REQUIREMENTS | Retype the records below word for word and omit any image.

MATERIAL PROVIDED |
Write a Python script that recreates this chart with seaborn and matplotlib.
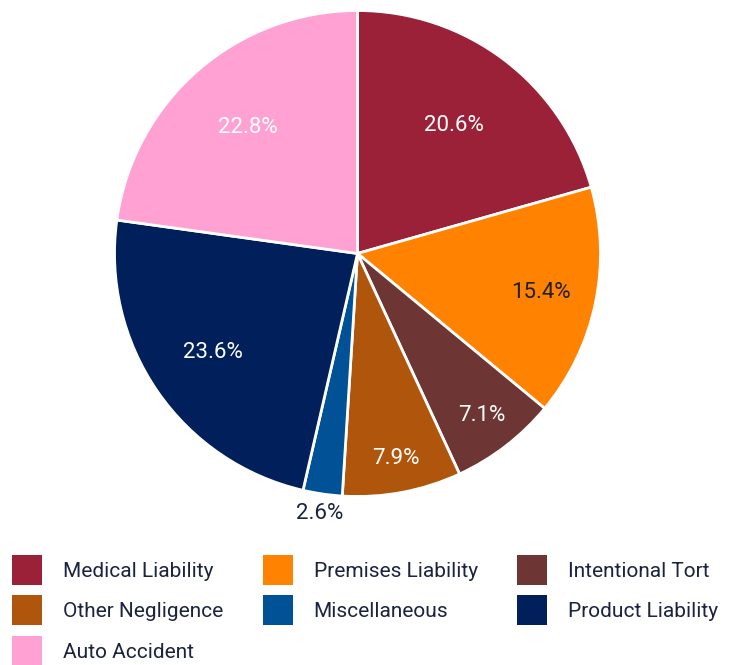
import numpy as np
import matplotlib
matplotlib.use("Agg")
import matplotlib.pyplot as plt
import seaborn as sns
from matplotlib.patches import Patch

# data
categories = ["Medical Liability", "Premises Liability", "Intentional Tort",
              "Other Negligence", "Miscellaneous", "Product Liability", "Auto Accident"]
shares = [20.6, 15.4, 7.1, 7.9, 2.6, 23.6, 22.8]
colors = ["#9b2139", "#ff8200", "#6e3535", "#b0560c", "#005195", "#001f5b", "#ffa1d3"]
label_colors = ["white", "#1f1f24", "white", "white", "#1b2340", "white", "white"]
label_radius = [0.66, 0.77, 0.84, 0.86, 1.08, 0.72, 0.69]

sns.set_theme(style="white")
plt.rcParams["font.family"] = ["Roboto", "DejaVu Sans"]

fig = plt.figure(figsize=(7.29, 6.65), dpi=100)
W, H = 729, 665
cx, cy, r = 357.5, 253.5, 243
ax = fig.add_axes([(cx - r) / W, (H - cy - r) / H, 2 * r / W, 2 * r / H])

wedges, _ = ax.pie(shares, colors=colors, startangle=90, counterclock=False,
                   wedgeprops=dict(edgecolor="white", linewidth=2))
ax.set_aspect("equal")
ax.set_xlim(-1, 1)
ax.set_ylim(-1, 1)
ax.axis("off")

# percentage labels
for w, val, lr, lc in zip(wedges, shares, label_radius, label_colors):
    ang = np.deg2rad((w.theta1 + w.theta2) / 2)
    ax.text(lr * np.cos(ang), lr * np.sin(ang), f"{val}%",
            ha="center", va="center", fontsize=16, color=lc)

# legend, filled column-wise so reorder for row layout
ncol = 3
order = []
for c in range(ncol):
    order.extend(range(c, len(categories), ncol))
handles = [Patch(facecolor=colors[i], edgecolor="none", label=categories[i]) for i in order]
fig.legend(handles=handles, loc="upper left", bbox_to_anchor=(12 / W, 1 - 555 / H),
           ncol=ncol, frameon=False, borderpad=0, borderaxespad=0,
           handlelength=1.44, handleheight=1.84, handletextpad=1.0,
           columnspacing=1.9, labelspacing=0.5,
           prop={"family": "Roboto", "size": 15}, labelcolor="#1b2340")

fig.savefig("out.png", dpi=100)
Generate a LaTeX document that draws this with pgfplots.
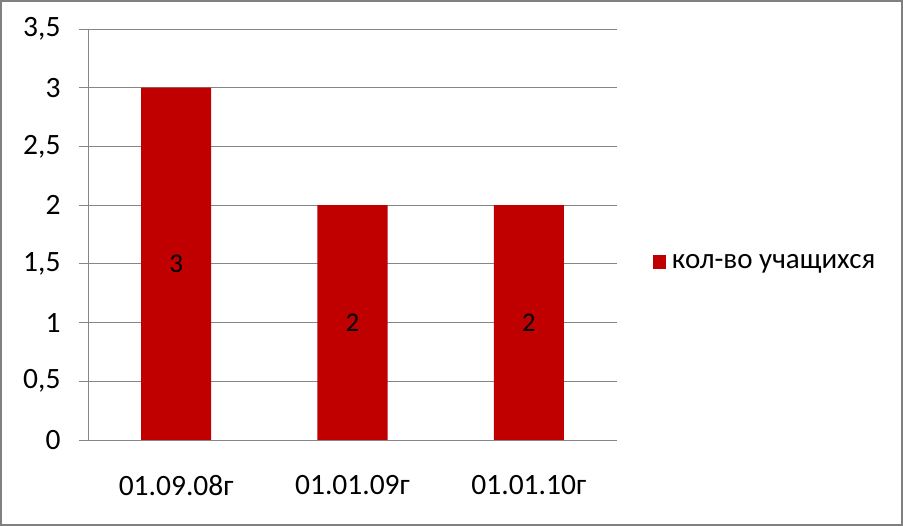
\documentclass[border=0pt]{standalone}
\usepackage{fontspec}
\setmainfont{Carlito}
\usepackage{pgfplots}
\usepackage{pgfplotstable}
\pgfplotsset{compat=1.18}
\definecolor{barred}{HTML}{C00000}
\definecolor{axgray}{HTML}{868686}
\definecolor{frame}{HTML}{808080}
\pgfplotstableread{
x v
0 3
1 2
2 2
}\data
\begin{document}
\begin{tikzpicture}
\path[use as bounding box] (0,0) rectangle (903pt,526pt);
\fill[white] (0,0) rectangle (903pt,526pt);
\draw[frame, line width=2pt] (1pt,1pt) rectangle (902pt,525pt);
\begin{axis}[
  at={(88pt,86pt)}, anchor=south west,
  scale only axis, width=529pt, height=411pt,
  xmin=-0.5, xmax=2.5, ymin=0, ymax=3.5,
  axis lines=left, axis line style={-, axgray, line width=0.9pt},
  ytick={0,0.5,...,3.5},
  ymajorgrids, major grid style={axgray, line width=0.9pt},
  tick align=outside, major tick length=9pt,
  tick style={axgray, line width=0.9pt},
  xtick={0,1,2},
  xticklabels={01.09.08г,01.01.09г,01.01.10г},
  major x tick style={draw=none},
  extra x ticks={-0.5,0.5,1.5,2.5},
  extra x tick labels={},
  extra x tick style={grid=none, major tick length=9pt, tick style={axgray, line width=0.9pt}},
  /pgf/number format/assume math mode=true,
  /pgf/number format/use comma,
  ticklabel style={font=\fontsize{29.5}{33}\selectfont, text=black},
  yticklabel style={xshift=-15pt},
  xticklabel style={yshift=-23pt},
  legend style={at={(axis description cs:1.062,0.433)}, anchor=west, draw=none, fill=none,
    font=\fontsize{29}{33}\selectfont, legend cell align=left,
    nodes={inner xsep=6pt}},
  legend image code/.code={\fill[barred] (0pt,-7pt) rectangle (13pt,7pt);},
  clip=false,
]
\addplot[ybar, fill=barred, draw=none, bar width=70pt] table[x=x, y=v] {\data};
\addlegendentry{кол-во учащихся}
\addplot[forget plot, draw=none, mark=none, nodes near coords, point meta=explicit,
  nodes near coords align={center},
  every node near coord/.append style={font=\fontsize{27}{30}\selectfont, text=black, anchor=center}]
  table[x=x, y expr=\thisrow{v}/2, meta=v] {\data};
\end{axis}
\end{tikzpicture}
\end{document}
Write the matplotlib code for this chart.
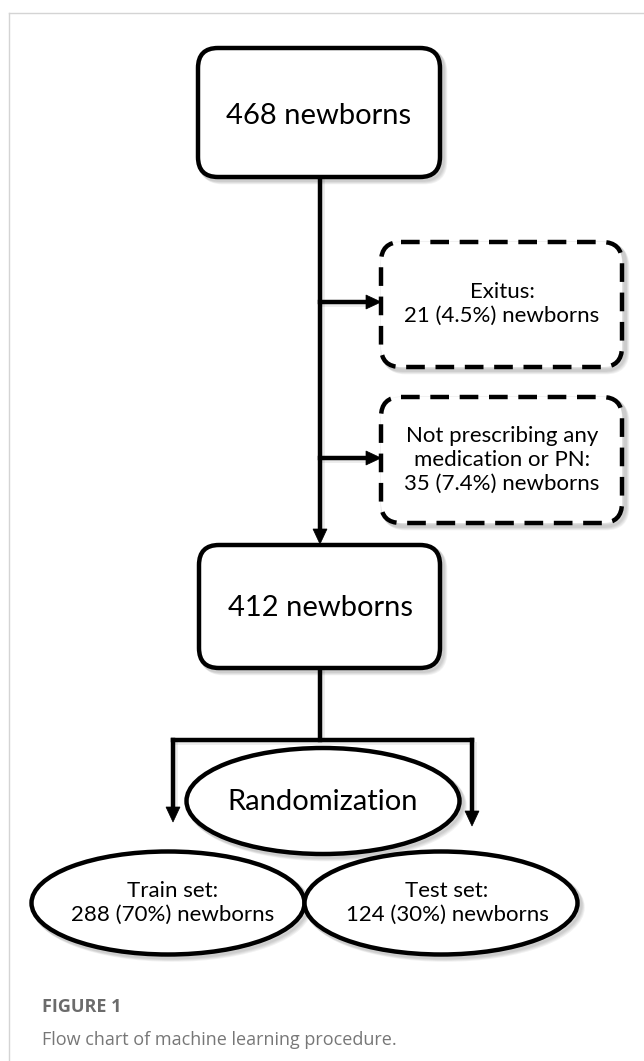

COMPLETE ANSWER |
Write a Python script that recreates this chart with seaborn and matplotlib.
import numpy as np
import matplotlib
matplotlib.use("Agg")
import matplotlib.pyplot as plt
import seaborn as sns
from matplotlib.patches import Patch

# data
categories = ["Medical Liability", "Premises Liability", "Intentional Tort",
              "Other Negligence", "Miscellaneous", "Product Liability", "Auto Accident"]
shares = [20.6, 15.4, 7.1, 7.9, 2.6, 23.6, 22.8]
colors = ["#9b2139", "#ff8200", "#6e3535", "#b0560c", "#005195", "#001f5b", "#ffa1d3"]
label_colors = ["white", "#1f1f24", "white", "white", "#1b2340", "white", "white"]
label_radius = [0.66, 0.77, 0.84, 0.86, 1.08, 0.72, 0.69]

sns.set_theme(style="white")
plt.rcParams["font.family"] = ["Roboto", "DejaVu Sans"]

fig = plt.figure(figsize=(7.29, 6.65), dpi=100)
W, H = 729, 665
cx, cy, r = 357.5, 253.5, 243
ax = fig.add_axes([(cx - r) / W, (H - cy - r) / H, 2 * r / W, 2 * r / H])

wedges, _ = ax.pie(shares, colors=colors, startangle=90, counterclock=False,
                   wedgeprops=dict(edgecolor="white", linewidth=2))
ax.set_aspect("equal")
ax.set_xlim(-1, 1)
ax.set_ylim(-1, 1)
ax.axis("off")

# percentage labels
for w, val, lr, lc in zip(wedges, shares, label_radius, label_colors):
    ang = np.deg2rad((w.theta1 + w.theta2) / 2)
    ax.text(lr * np.cos(ang), lr * np.sin(ang), f"{val}%",
            ha="center", va="center", fontsize=16, color=lc)

# legend, filled column-wise so reorder for row layout
ncol = 3
order = []
for c in range(ncol):
    order.extend(range(c, len(categories), ncol))
handles = [Patch(facecolor=colors[i], edgecolor="none", label=categories[i]) for i in order]
fig.legend(handles=handles, loc="upper left", bbox_to_anchor=(12 / W, 1 - 555 / H),
           ncol=ncol, frameon=False, borderpad=0, borderaxespad=0,
           handlelength=1.44, handleheight=1.84, handletextpad=1.0,
           columnspacing=1.9, labelspacing=0.5,
           prop={"family": "Roboto", "size": 15}, labelcolor="#1b2340")

fig.savefig("out.png", dpi=100)
Generate a LaTeX document that draws this with pgfplots.
\documentclass[border=0pt]{standalone}
\usepackage{fontspec}
\setmainfont{Carlito}
\usepackage{pgfplots}
\usepackage{pgfplotstable}
\pgfplotsset{compat=1.18}
\definecolor{barred}{HTML}{C00000}
\definecolor{axgray}{HTML}{868686}
\definecolor{frame}{HTML}{808080}
\pgfplotstableread{
x v
0 3
1 2
2 2
}\data
\begin{document}
\begin{tikzpicture}
\path[use as bounding box] (0,0) rectangle (903pt,526pt);
\fill[white] (0,0) rectangle (903pt,526pt);
\draw[frame, line width=2pt] (1pt,1pt) rectangle (902pt,525pt);
\begin{axis}[
  at={(88pt,86pt)}, anchor=south west,
  scale only axis, width=529pt, height=411pt,
  xmin=-0.5, xmax=2.5, ymin=0, ymax=3.5,
  axis lines=left, axis line style={-, axgray, line width=0.9pt},
  ytick={0,0.5,...,3.5},
  ymajorgrids, major grid style={axgray, line width=0.9pt},
  tick align=outside, major tick length=9pt,
  tick style={axgray, line width=0.9pt},
  xtick={0,1,2},
  xticklabels={01.09.08г,01.01.09г,01.01.10г},
  major x tick style={draw=none},
  extra x ticks={-0.5,0.5,1.5,2.5},
  extra x tick labels={},
  extra x tick style={grid=none, major tick length=9pt, tick style={axgray, line width=0.9pt}},
  /pgf/number format/assume math mode=true,
  /pgf/number format/use comma,
  ticklabel style={font=\fontsize{29.5}{33}\selectfont, text=black},
  yticklabel style={xshift=-15pt},
  xticklabel style={yshift=-23pt},
  legend style={at={(axis description cs:1.062,0.433)}, anchor=west, draw=none, fill=none,
    font=\fontsize{29}{33}\selectfont, legend cell align=left,
    nodes={inner xsep=6pt}},
  legend image code/.code={\fill[barred] (0pt,-7pt) rectangle (13pt,7pt);},
  clip=false,
]
\addplot[ybar, fill=barred, draw=none, bar width=70pt] table[x=x, y=v] {\data};
\addlegendentry{кол-во учащихся}
\addplot[forget plot, draw=none, mark=none, nodes near coords, point meta=explicit,
  nodes near coords align={center},
  every node near coord/.append style={font=\fontsize{27}{30}\selectfont, text=black, anchor=center}]
  table[x=x, y expr=\thisrow{v}/2, meta=v] {\data};
\end{axis}
\end{tikzpicture}
\end{document}
Write the matplotlib code for this chart.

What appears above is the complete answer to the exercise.